Deputy Prime Minister Michael McCormack also advised Australians who are planning to travel to reconsider.
"There is obviously a diplomatic row at the moment after those nerve agents were used," he told the ABC today.
"If you don't need to travel to Russia at the moment then think twice, think three times, about doing it."
The strong statement comes after the UK has been seeking to punish Russia and announced that the royal family will shun the World Cup as part of the British response.
The outspoken British Foreign Secretary Boris Johnson has likened Russia's World Cup to Nazi Germany's Olympic Games in 1936 while another MP has called for the competition to be postponed or moved.
In a lengthy interview with a Russian TV channel, Russian foreign ministry spokeswoman Maria Zakharova accused the West of seeking to stop her country hosting this summer's World Cup.
"It's my impression that all they care about is taking the World Cup out of Russia," she said.
"They will use any means. Their minds are only on that football and God forbid it should touch a Russian football field."
In an act of solidarity with the UK, Australia's Foreign Minister Julie Bishop last week gave two "undeclared intelligence officers" seven days to depart.
Ms Bishop told AAP the Russian Embassy staff had complied with the deadline and left the country.
Australia expelled the pair after the UK, US and European allies lined up to boot out alleged Russian spies following the nerve agent attack on former double agent Sergei Skripal and his daughter Yulia in Salisbury, England.
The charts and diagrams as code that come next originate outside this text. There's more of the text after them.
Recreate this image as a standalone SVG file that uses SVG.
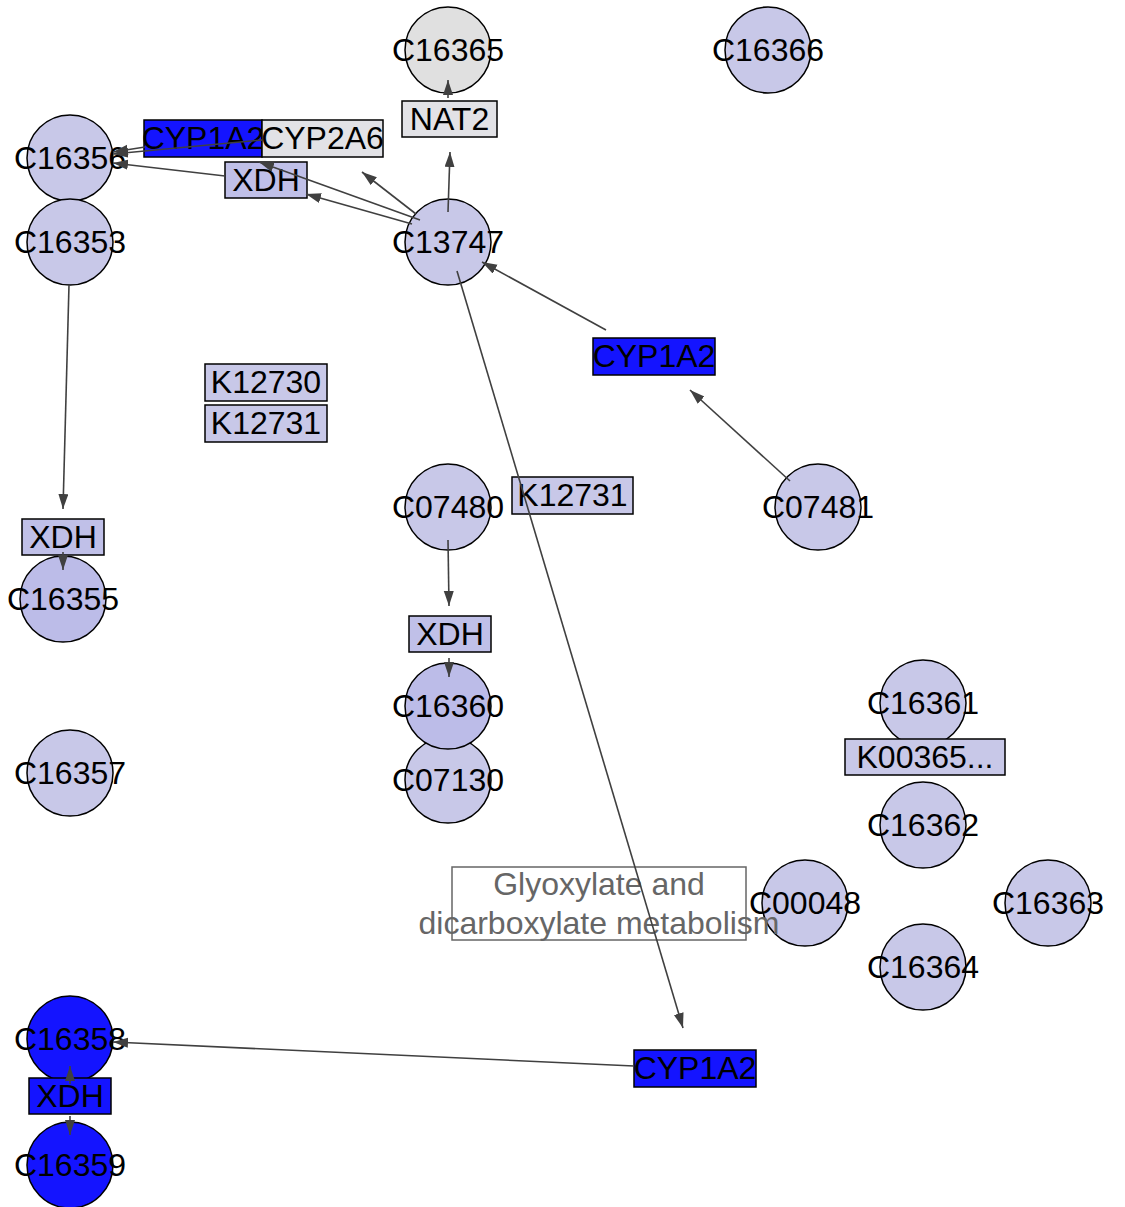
<svg xmlns="http://www.w3.org/2000/svg" width="1125" height="1207" viewBox="0 0 1125 1207">
<style>
text{font-family:"Liberation Sans",Arial,sans-serif;font-size:32px;fill:#000;text-anchor:middle}
.c{fill:#c8c8e8;stroke:#000;stroke-width:1.5}
.cd{fill:#bcbce8;stroke:#000;stroke-width:1.5}
.cg{fill:#e0e0e0;stroke:#000;stroke-width:1.5}
.cb{fill:#1414ff;stroke:#000;stroke-width:1.5}
.r{fill:#c8c8e8;stroke:#000;stroke-width:1.5}
.rd{fill:#c0c0e8;stroke:#000;stroke-width:1.5}
.rg{fill:#e2e2e6;stroke:#000;stroke-width:1.5}
.rb{fill:#1414ff;stroke:#000;stroke-width:1.5}
.e{stroke:#404040;stroke-width:1.6;fill:none;marker-end:url(#ah)}
.lbl{fill:#666}
</style>
<defs>
<marker id="ah" markerUnits="userSpaceOnUse" markerWidth="16" markerHeight="11" refX="15" refY="5" orient="auto">
<path d="M0,0 L15,5 L0,10 z" fill="#404040"/>
</marker>
</defs>
<rect width="1125" height="1207" fill="#fff"/>
<g id="nodes">
<g id="C16365"><circle class="cg" cx="448" cy="50" r="43"/><text x="448" y="61">C16365</text></g>
<g id="C16366"><circle class="c" cx="768" cy="50" r="43"/><text x="768" y="61">C16366</text></g>
<g id="C16356"><circle class="c" cx="70" cy="158" r="43"/><text x="70" y="169">C16356</text></g>
<g id="C16353"><circle class="c" cx="70" cy="242" r="43"/><text x="70" y="253">C16353</text></g>
<g id="C13747"><circle class="c" cx="448" cy="242" r="43"/><text x="448" y="253">C13747</text></g>
<g id="NAT2"><rect class="rg" x="402" y="101" width="95" height="36"/><text x="449.5" y="130">NAT2</text></g>
<g id="CYP1A2_a"><rect class="rb" x="144" y="120" width="118" height="37"/><text x="203" y="149">CYP1A2</text></g>
<g id="CYP2A6"><rect class="rg" x="262" y="120" width="121" height="37"/><text x="322.5" y="149">CYP2A6</text></g>
<g id="XDH_a"><rect class="rd" x="225" y="162" width="82" height="36"/><text x="266" y="191">XDH</text></g>
<g id="CYP1A2_b"><rect class="rb" x="593" y="338" width="122" height="37"/><text x="654" y="367">CYP1A2</text></g>
<g id="K12730"><rect class="r" x="205" y="364" width="122" height="37"/><text x="266" y="393">K12730</text></g>
<g id="K12731_a"><rect class="r" x="205" y="405" width="122" height="37"/><text x="266" y="434">K12731</text></g>
<g id="C07480"><circle class="c" cx="448" cy="507" r="43"/><text x="448" y="518">C07480</text></g>
<g id="K12731_b"><rect class="r" x="512" y="477" width="121" height="37"/><text x="572.5" y="506">K12731</text></g>
<g id="C07481"><circle class="c" cx="818" cy="507" r="43"/><text x="818" y="518">C07481</text></g>
<g id="XDH_b"><rect class="rd" x="22" y="519" width="82" height="36"/><text x="63" y="548">XDH</text></g>
<g id="C16355"><circle class="cd" cx="63" cy="599" r="43"/><text x="63" y="610">C16355</text></g>
<g id="XDH_c"><rect class="rd" x="409" y="616" width="82" height="36"/><text x="450" y="645">XDH</text></g>
<g id="C07130"><circle class="c" cx="448" cy="780" r="43"/><text x="448" y="791">C07130</text></g>
<g id="C16360"><circle class="cd" cx="448" cy="706" r="43"/><text x="448" y="717">C16360</text></g>
<g id="C16357"><circle class="c" cx="70" cy="773" r="43"/><text x="70" y="784">C16357</text></g>
<g id="C16361"><circle class="c" cx="923" cy="703" r="43"/><text x="923" y="714">C16361</text></g>
<g id="K00365"><rect class="r" x="845" y="739" width="160" height="36"/><text x="925" y="768">K00365...</text></g>
<g id="C16362"><circle class="c" cx="923" cy="825" r="43"/><text x="923" y="836">C16362</text></g>
<g id="C00048"><circle class="c" cx="805" cy="903" r="43"/><text x="805" y="914">C00048</text></g>
<g id="C16363"><circle class="c" cx="1048" cy="903" r="43"/><text x="1048" y="914">C16363</text></g>
<g id="C16364"><circle class="c" cx="923" cy="967" r="43"/><text x="923" y="978">C16364</text></g>
<g id="Glyoxylate"><rect x="452" y="867" width="294" height="73" fill="none" stroke="#666" stroke-width="1.5"/><text class="lbl" x="599" y="895">Glyoxylate and</text><text class="lbl" x="599" y="934">dicarboxylate metabolism</text></g>
<g id="C16358"><circle class="cb" cx="70" cy="1039" r="43"/><text x="70" y="1050">C16358</text></g>
<g id="XDH_d"><rect class="rb" x="29" y="1078" width="82" height="36"/><text x="70" y="1107">XDH</text></g>
<g id="C16359"><circle class="cb" cx="70" cy="1165" r="43"/><text x="70" y="1176">C16359</text></g>
<g id="CYP1A2_c"><rect class="rb" x="634" y="1050" width="122" height="37"/><text x="695" y="1079">CYP1A2</text></g>
</g>
<g id="edges">
<line class="e" x1="448" y1="212" x2="450" y2="152"/>
<line class="e" x1="448" y1="98" x2="448" y2="80"/>
<line class="e" x1="416" y1="214" x2="362" y2="172"/>
<line class="e" x1="412" y1="224" x2="306" y2="194"/>
<line class="e" x1="420" y1="220" x2="259" y2="162"/>
<line class="e" x1="262" y1="140" x2="113" y2="154"/>
<line class="e" x1="145" y1="147" x2="113" y2="152"/>
<line class="e" x1="225" y1="176" x2="113" y2="163"/>
<line class="e" x1="606" y1="330" x2="482" y2="262"/>
<line class="e" x1="790" y1="481" x2="690" y2="390"/>
<line class="e" x1="457" y1="271" x2="683" y2="1028"/>
<line class="e" x1="634" y1="1066" x2="113" y2="1042"/>
<line class="e" x1="69" y1="285" x2="63" y2="509"/>
<line class="e" x1="63" y1="552" x2="63" y2="570"/>
<line class="e" x1="448" y1="540" x2="449" y2="606"/>
<line class="e" x1="449" y1="658" x2="449" y2="677"/>
<line class="e" x1="70" y1="1084" x2="70" y2="1066"/>
<line class="e" x1="70" y1="1116" x2="70" y2="1135"/>
</g>
</svg>
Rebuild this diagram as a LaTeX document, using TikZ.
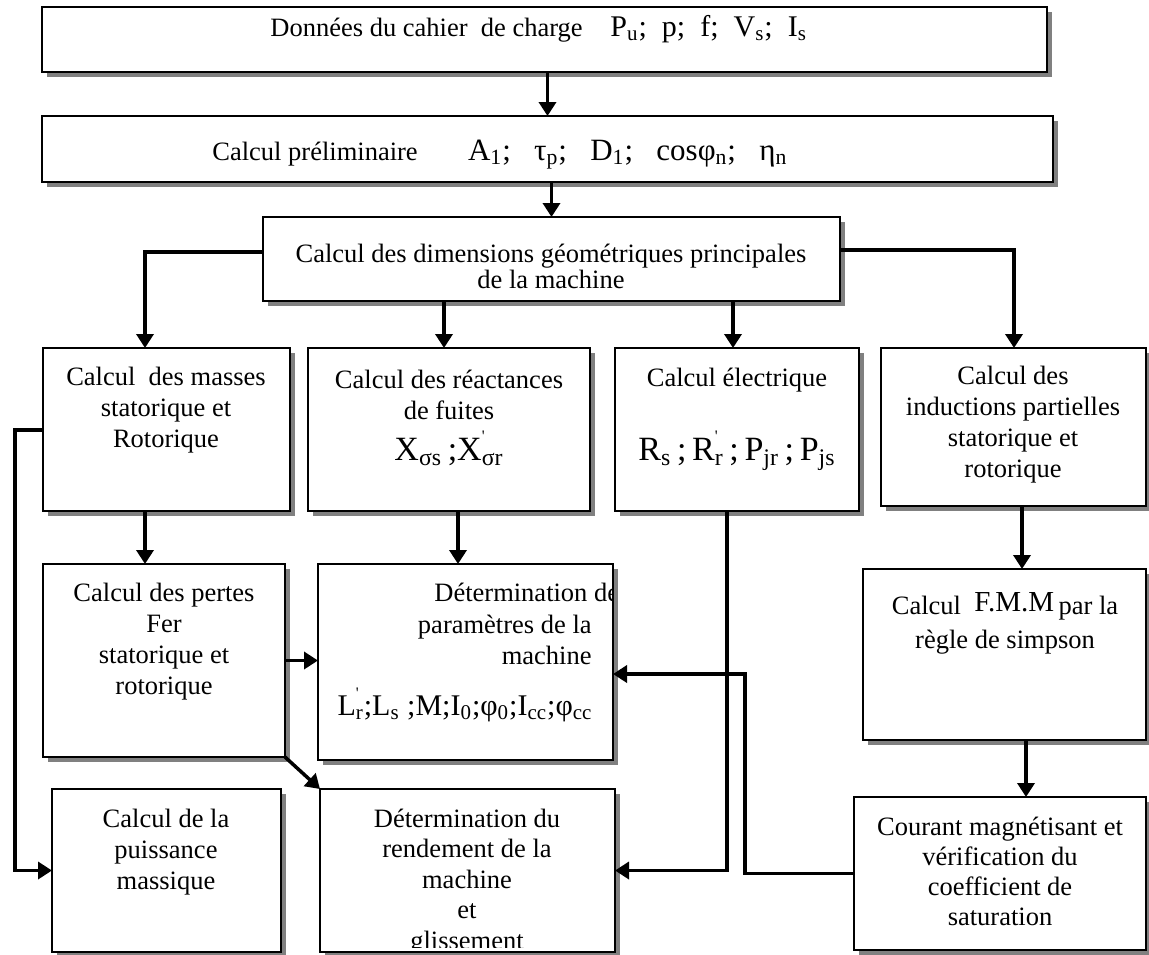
\documentclass[tikz,border=0pt]{standalone}
\usepackage{fontspec}
\setmainfont{Liberation Serif}
\usetikzlibrary{arrows.meta,shadows,fit}
\newcommand{\sbs}[1]{\textsubscript{#1}}
\newcommand{\prm}{\rlap{\raisebox{0.55em}{\fontsize{8}{8}\selectfont\textquotesingle}}}
\begin{document}
\begin{tikzpicture}[x=0.5pt,y=-0.5pt,
  box/.style={draw,line width=0.9pt,fill=white,inner sep=0pt,outer sep=0pt,
     drop shadow={shadow xshift=2.5pt,shadow yshift=-2.5pt,fill=black!50,opacity=1}},
  txt/.style={align=center,inner sep=0pt,font=\fontsize{13.25}{15.5}\selectfont},
  fml/.style={inner sep=0pt,font=\fontsize{15}{15}\selectfont},
  bigfml/.style={inner sep=0pt,font=\fontsize{17}{17}\selectfont},
  arr/.style={line width=1.75pt,-{Triangle[length=7pt,width=8.5pt]}},
  ln/.style={line width=1.75pt,line join=miter}]
\useasboundingbox (0,0) rectangle (1149,954);

% boxes
\node[box,fit={(42,7)(1047,72)}] (b1) {};
\node[box,fit={(42,116)(1053,182)}] (b2) {};
\node[box,fit={(263,217)(840,301)}] (b3) {};
\node[box,fit={(43,348)(290,511)}] (b4) {};
\node[box,fit={(308,348)(590,511)}] (b5) {};
\node[box,fit={(615,348)(859,511)}] (b6) {};
\node[box,fit={(881,348)(1146,506)}] (b7) {};
\node[box,fit={(43,564)(285,757)}] (b8) {};
\node[box,fit={(318,564)(613,760)}] (b9) {};
\node[box,fit={(863,569)(1146,740)}] (b10) {};
\node[box,fit={(320,789)(615,952)}] (b11) {};
\node[box,fit={(52,789)(281,952)}] (b12) {};
\node[box,fit={(854,797)(1146,950)}] (b13) {};

% texts
\node[txt,anchor=base west] (t1) at (270,36) {Données du cahier\ \ de charge\hspace{1.05em}{\fontsize{15}{15}\selectfont P\sbs{u};\ \ p;\ \ f;\ \ V\sbs{s};\ \ I\sbs{s}}};
\node[txt,anchor=base west] (t2) at (212,160) {Calcul préliminaire\hspace{1.9em}{\fontsize{15.5}{15.5}\selectfont A\sbs{1};\hspace{0.75em}τ\sbs{p};\hspace{0.75em}D\sbs{1};\hspace{0.75em}cosφ\sbs{n};\hspace{0.75em}η\sbs{n}}};
\node[txt,font=\fontsize{13.25}{13}\selectfont] (t3) at (551,266) {Calcul des dimensions géométriques principales\\de la machine};
\node[txt] (t4) at (166,410) {Calcul\ \ des masses\\statorique et\\Rotorique};
\node[txt] (t5) at (449,394.5) {Calcul des réactances\\de fuites};
\node[bigfml,anchor=base] (f5) at (449,460) {X\sbs{σs}\,;X\prm\sbs{σr}};
\node[txt,anchor=base] (t6) at (737,386) {Calcul électrique};
\node[bigfml,anchor=base] (f6) at (737,460) {R\sbs{s}\,;\,R\prm\sbs{r}\,;\,P\sbs{jr}\,;\,P\sbs{js}};
\node[txt] (t7) at (1013,425) {Calcul des\\inductions partielles\\statorique et\\rotorique};
\node[txt] (t8) at (164,641.5) {Calcul des pertes\\Fer\\statorique et\\rotorique};
\begin{scope}
  \clip (318,564) rectangle (613,760);
  \node[txt,anchor=base west] (t9a) at (434,601) {Détermination des};
\end{scope}
\node[txt,align=right,anchor=east] (t9b) at (592,640) {paramètres de la\\machine};
\node[fml,anchor=base] (f9) at (465,715) {L\prm\sbs{r};L\sbs{s}\ ;M;I\sbs{0};φ\sbs{0};I\sbs{cc};φ\sbs{cc}};
\node[txt,font=\fontsize{13.25}{17}\selectfont] (t10) at (1005,623) {Calcul\ \ \raisebox{1.5pt}{\fontsize{14.5}{14.5}\selectfont F.M.M}\,par la\\règle de simpson};
\begin{scope}
  \clip (320,789) rectangle (615,947);
  \node[txt,font=\fontsize{13.25}{15.25}\selectfont] (t11) at (467,882) {Détermination du\\rendement de la\\machine\\et\\glissement};
\end{scope}
\node[txt] (t12) at (166,852) {Calcul de la\\puissance\\massique};
\node[txt,font=\fontsize{13.25}{15}\selectfont] (t13) at (1000,871) {Courant magnétisant et\\vérification du\\coefficient de\\saturation};

% helper coordinates
\coordinate (k1) at (145,252);
\coordinate (k2) at (1014,250);
\coordinate (x444) at (444,0);
\coordinate (x733) at (733,0);
\coordinate (x458) at (458,0);
\coordinate (x1022) at (1022,0);
\coordinate (x1026) at (1026,0);
\coordinate (x727) at (727,0);
\coordinate (x745) at (745,0);
\coordinate (y674) at (0,674);
\coordinate (k3) at (15,430);

% connectors
\draw[arr] (b1.south -| b2.north) -- (b2.north);
\draw[arr] (b2.south -| b3.north) -- (b3.north);
\draw[arr,line join=miter] (b3.west |- k1) -- (k1) -- (k1 |- b4.north);
\draw[arr] (b3.south -| x444) -- (b4.north -| x444);
\draw[arr] (b3.south -| x733) -- (b6.north -| x733);
\draw[arr,line join=miter] (b3.east |- k2) -- (k2) -- (k2 |- b7.north);
\draw[arr] (b4.south -| k1) -- (b8.north -| k1);
\draw[arr] (b5.south -| x458) -- (b9.north -| x458);
\draw[arr] (b8.east) -- (b9.west |- b8.east);
\draw[arr] (b7.south -| x1022) -- (b10.north -| x1022);
\draw[arr] (b10.south -| x1026) -- (b13.north -| x1026);
\draw[arr] (b8.south east) -- (b11.north west);
\draw[arr,line join=miter] (b4.west |- k3) -- (k3) -- (k3 |- b12.west) -- (b12.west);
\draw[arr,line join=miter] (b6.south -| x727) -- (x727 |- b11.east) -- (b11.east);
\draw[arr,line join=miter] (b13.west) -- (x745 |- b13.west) -- (x745 |- y674) -- (b9.east |- y674);
\end{tikzpicture}
\end{document}
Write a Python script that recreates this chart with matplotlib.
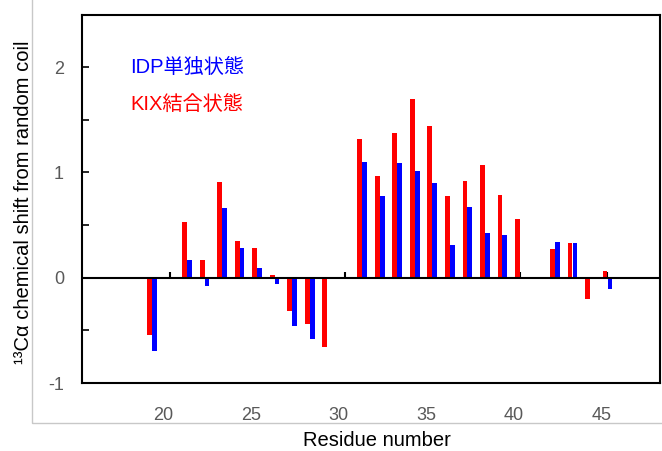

Britain has expelled 23 Russians, the US kicked out 60 and France and Germany have expelled four each. London blames Moscow for the attack but Russia denies involvement. The Kremlin has since retaliated, announcing it will expel two Australian diplomats as part of its "symmetrical" response to the various expulsions. Australia's two diplomats are expected home by Friday.
"Our first priority is to look after our staff by assisting those who will be returning to Australia and we ask that their privacy be respected," Ms Bishop and Prime Minister Malcolm Turnbull said in a joint statement on the weekend.